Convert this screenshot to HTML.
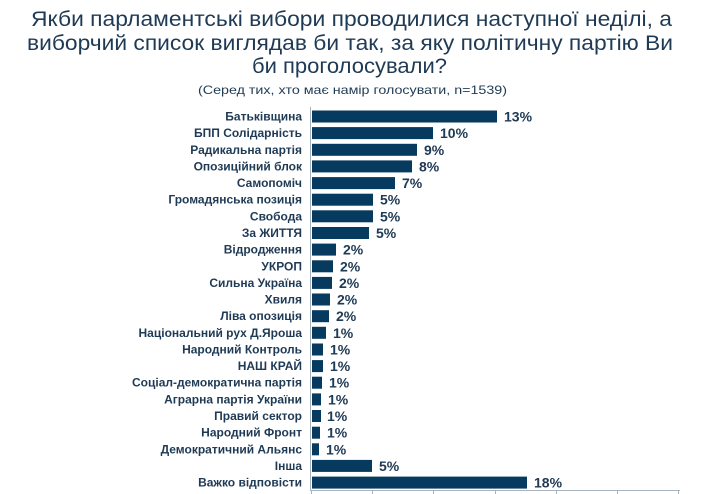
<!DOCTYPE html>
<html><head><meta charset="utf-8"><style>
html,body{margin:0;padding:0;background:#fff;}
svg{display:block;}
.l{font-size:12px;font-weight:bold;fill:#1f3a55;text-anchor:end;}
.v{font-size:14px;font-weight:bold;fill:#1f3a55;}
rect{fill:#063a5e;}
</style></head><body>
<svg width="718" height="494" xmlns="http://www.w3.org/2000/svg" font-family="'Liberation Sans', 'DejaVu Sans', sans-serif">
<g fill="#1f3a55" font-size="21">
<text x="31" y="26" textLength="641" lengthAdjust="spacingAndGlyphs">Якби парламентські вибори проводилися наступної неділі, а</text>
<text x="27" y="50" textLength="646" lengthAdjust="spacingAndGlyphs">виборчий список виглядав би так, за яку політичну партію Ви</text>
<text x="252" y="73" textLength="195" lengthAdjust="spacingAndGlyphs">би проголосували?</text>
</g>
<text x="198" y="94" font-size="12" fill="#1f3a55" textLength="309" lengthAdjust="spacingAndGlyphs">(Серед тих, хто має намір голосувати, n=1539)</text>
<line x1="310.5" y1="107" x2="310.5" y2="491" stroke="#aab4c0"/>
<line x1="310" y1="490.5" x2="680" y2="490.5" stroke="#aab4c0"/>
<g stroke="#aab4c0">
<line x1="311.5" y1="490" x2="311.5" y2="494"/><line x1="372.5" y1="490" x2="372.5" y2="494"/>
<line x1="433.5" y1="490" x2="433.5" y2="494"/><line x1="495.5" y1="490" x2="495.5" y2="494"/>
<line x1="556.5" y1="490" x2="556.5" y2="494"/><line x1="617.5" y1="490" x2="617.5" y2="494"/>
<line x1="678.5" y1="490" x2="678.5" y2="494"/>
</g>
<rect x="312" y="110.5" width="185" height="12"/><text class="l" x="302" y="120.5">Батьківщина</text><text class="v" x="504" y="121.5">13%</text>
<rect x="312" y="127.1" width="121" height="12"/><text class="l" x="302" y="137.1">БПП Солідарність</text><text class="v" x="440" y="138.1">10%</text>
<rect x="312" y="143.8" width="105" height="12"/><text class="l" x="302" y="153.8">Радикальна партія</text><text class="v" x="424" y="154.8">9%</text>
<rect x="312" y="160.4" width="100" height="12"/><text class="l" x="302" y="170.4">Опозиційний блок</text><text class="v" x="419" y="171.4">8%</text>
<rect x="312" y="177.1" width="83" height="12"/><text class="l" x="302" y="187.1">Самопоміч</text><text class="v" x="402" y="188.1">7%</text>
<rect x="312" y="193.7" width="61" height="12"/><text class="l" x="302" y="203.7">Громадянська позиція</text><text class="v" x="380" y="204.7">5%</text>
<rect x="312" y="210.3" width="61" height="12"/><text class="l" x="302" y="220.3">Свобода</text><text class="v" x="380" y="221.3">5%</text>
<rect x="312" y="227" width="57" height="12"/><text class="l" x="302" y="237">За ЖИТТЯ</text><text class="v" x="376" y="238">5%</text>
<rect x="312" y="243.6" width="24" height="12"/><text class="l" x="302" y="253.6">Відродження</text><text class="v" x="343" y="254.6">2%</text>
<rect x="312" y="260.3" width="21" height="12"/><text class="l" x="302" y="270.3">УКРОП</text><text class="v" x="340" y="271.3">2%</text>
<rect x="312" y="276.9" width="20" height="12"/><text class="l" x="302" y="286.9">Сильна Україна</text><text class="v" x="339" y="287.9">2%</text>
<rect x="312" y="293.5" width="18" height="12"/><text class="l" x="302" y="303.5">Хвиля</text><text class="v" x="337" y="304.5">2%</text>
<rect x="312" y="310.2" width="17" height="12"/><text class="l" x="302" y="320.2">Ліва опозиція</text><text class="v" x="336" y="321.2">2%</text>
<rect x="312" y="326.8" width="14" height="12"/><text class="l" x="302" y="336.8">Національний рух Д.Яроша</text><text class="v" x="333" y="337.8">1%</text>
<rect x="312" y="343.5" width="11" height="12"/><text class="l" x="302" y="353.5">Народний Контроль</text><text class="v" x="330" y="354.5">1%</text>
<rect x="312" y="360.1" width="11" height="12"/><text class="l" x="302" y="370.1">НАШ КРАЙ</text><text class="v" x="330" y="371.1">1%</text>
<rect x="312" y="376.7" width="10" height="12"/><text class="l" x="302" y="386.7">Соціал-демократична партія</text><text class="v" x="329" y="387.7">1%</text>
<rect x="312" y="393.4" width="9" height="12"/><text class="l" x="302" y="403.4">Аграрна партія України</text><text class="v" x="328" y="404.4">1%</text>
<rect x="312" y="410" width="9" height="12"/><text class="l" x="302" y="420">Правий сектор</text><text class="v" x="327" y="421">1%</text>
<rect x="312" y="426.7" width="8" height="12"/><text class="l" x="302" y="436.7">Народний Фронт</text><text class="v" x="327" y="437.7">1%</text>
<rect x="312" y="443.3" width="7" height="12"/><text class="l" x="302" y="453.3">Демократичний Альянс</text><text class="v" x="326" y="454.3">1%</text>
<rect x="312" y="459.9" width="60" height="12"/><text class="l" x="302" y="469.9">Інша</text><text class="v" x="379" y="470.9">5%</text>
<rect x="312" y="476.6" width="215" height="12"/><text class="l" x="302" y="486.6">Важко відповісти</text><text class="v" x="534" y="487.6">18%</text>
</svg>
</body></html>
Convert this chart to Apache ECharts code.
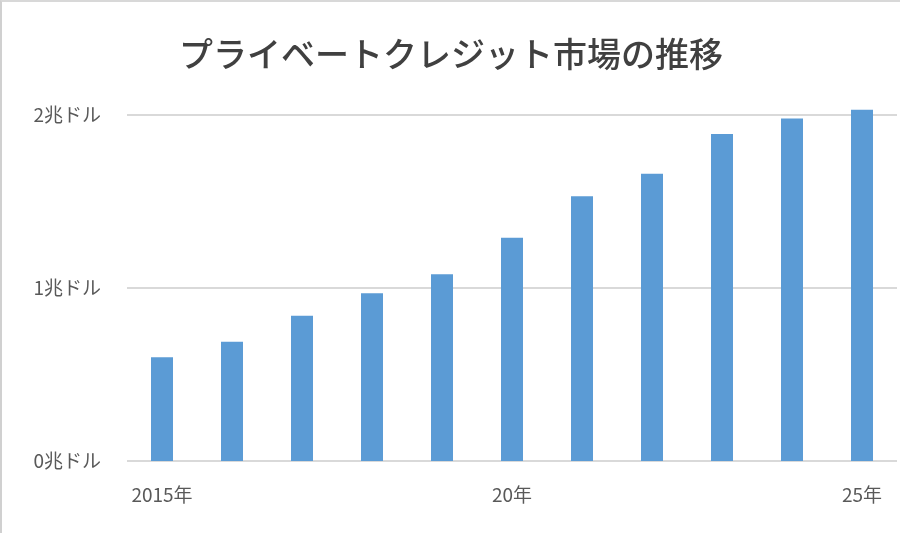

┄┄┄┄┄┄┄┄┄┄

SET EXERCISE
Copy each line of the records precisely and drop any images they hold.

RESPONSE TO THE EXERCISE
Convert this screenshot to HTML.
<!DOCTYPE html>
<html><head><meta charset="utf-8"><style>
html,body{margin:0;padding:0;background:#fff;}
svg{display:block;}
.l{font-size:12px;font-weight:bold;fill:#1f3a55;text-anchor:end;}
.v{font-size:14px;font-weight:bold;fill:#1f3a55;}
rect{fill:#063a5e;}
</style></head><body>
<svg width="718" height="494" xmlns="http://www.w3.org/2000/svg" font-family="'Liberation Sans', 'DejaVu Sans', sans-serif">
<g fill="#1f3a55" font-size="21">
<text x="31" y="26" textLength="641" lengthAdjust="spacingAndGlyphs">Якби парламентські вибори проводилися наступної неділі, а</text>
<text x="27" y="50" textLength="646" lengthAdjust="spacingAndGlyphs">виборчий список виглядав би так, за яку політичну партію Ви</text>
<text x="252" y="73" textLength="195" lengthAdjust="spacingAndGlyphs">би проголосували?</text>
</g>
<text x="198" y="94" font-size="12" fill="#1f3a55" textLength="309" lengthAdjust="spacingAndGlyphs">(Серед тих, хто має намір голосувати, n=1539)</text>
<line x1="310.5" y1="107" x2="310.5" y2="491" stroke="#aab4c0"/>
<line x1="310" y1="490.5" x2="680" y2="490.5" stroke="#aab4c0"/>
<g stroke="#aab4c0">
<line x1="311.5" y1="490" x2="311.5" y2="494"/><line x1="372.5" y1="490" x2="372.5" y2="494"/>
<line x1="433.5" y1="490" x2="433.5" y2="494"/><line x1="495.5" y1="490" x2="495.5" y2="494"/>
<line x1="556.5" y1="490" x2="556.5" y2="494"/><line x1="617.5" y1="490" x2="617.5" y2="494"/>
<line x1="678.5" y1="490" x2="678.5" y2="494"/>
</g>
<rect x="312" y="110.5" width="185" height="12"/><text class="l" x="302" y="120.5">Батьківщина</text><text class="v" x="504" y="121.5">13%</text>
<rect x="312" y="127.1" width="121" height="12"/><text class="l" x="302" y="137.1">БПП Солідарність</text><text class="v" x="440" y="138.1">10%</text>
<rect x="312" y="143.8" width="105" height="12"/><text class="l" x="302" y="153.8">Радикальна партія</text><text class="v" x="424" y="154.8">9%</text>
<rect x="312" y="160.4" width="100" height="12"/><text class="l" x="302" y="170.4">Опозиційний блок</text><text class="v" x="419" y="171.4">8%</text>
<rect x="312" y="177.1" width="83" height="12"/><text class="l" x="302" y="187.1">Самопоміч</text><text class="v" x="402" y="188.1">7%</text>
<rect x="312" y="193.7" width="61" height="12"/><text class="l" x="302" y="203.7">Громадянська позиція</text><text class="v" x="380" y="204.7">5%</text>
<rect x="312" y="210.3" width="61" height="12"/><text class="l" x="302" y="220.3">Свобода</text><text class="v" x="380" y="221.3">5%</text>
<rect x="312" y="227" width="57" height="12"/><text class="l" x="302" y="237">За ЖИТТЯ</text><text class="v" x="376" y="238">5%</text>
<rect x="312" y="243.6" width="24" height="12"/><text class="l" x="302" y="253.6">Відродження</text><text class="v" x="343" y="254.6">2%</text>
<rect x="312" y="260.3" width="21" height="12"/><text class="l" x="302" y="270.3">УКРОП</text><text class="v" x="340" y="271.3">2%</text>
<rect x="312" y="276.9" width="20" height="12"/><text class="l" x="302" y="286.9">Сильна Україна</text><text class="v" x="339" y="287.9">2%</text>
<rect x="312" y="293.5" width="18" height="12"/><text class="l" x="302" y="303.5">Хвиля</text><text class="v" x="337" y="304.5">2%</text>
<rect x="312" y="310.2" width="17" height="12"/><text class="l" x="302" y="320.2">Ліва опозиція</text><text class="v" x="336" y="321.2">2%</text>
<rect x="312" y="326.8" width="14" height="12"/><text class="l" x="302" y="336.8">Національний рух Д.Яроша</text><text class="v" x="333" y="337.8">1%</text>
<rect x="312" y="343.5" width="11" height="12"/><text class="l" x="302" y="353.5">Народний Контроль</text><text class="v" x="330" y="354.5">1%</text>
<rect x="312" y="360.1" width="11" height="12"/><text class="l" x="302" y="370.1">НАШ КРАЙ</text><text class="v" x="330" y="371.1">1%</text>
<rect x="312" y="376.7" width="10" height="12"/><text class="l" x="302" y="386.7">Соціал-демократична партія</text><text class="v" x="329" y="387.7">1%</text>
<rect x="312" y="393.4" width="9" height="12"/><text class="l" x="302" y="403.4">Аграрна партія України</text><text class="v" x="328" y="404.4">1%</text>
<rect x="312" y="410" width="9" height="12"/><text class="l" x="302" y="420">Правий сектор</text><text class="v" x="327" y="421">1%</text>
<rect x="312" y="426.7" width="8" height="12"/><text class="l" x="302" y="436.7">Народний Фронт</text><text class="v" x="327" y="437.7">1%</text>
<rect x="312" y="443.3" width="7" height="12"/><text class="l" x="302" y="453.3">Демократичний Альянс</text><text class="v" x="326" y="454.3">1%</text>
<rect x="312" y="459.9" width="60" height="12"/><text class="l" x="302" y="469.9">Інша</text><text class="v" x="379" y="470.9">5%</text>
<rect x="312" y="476.6" width="215" height="12"/><text class="l" x="302" y="486.6">Важко відповісти</text><text class="v" x="534" y="487.6">18%</text>
</svg>
</body></html>
Convert this chart to Apache ECharts code.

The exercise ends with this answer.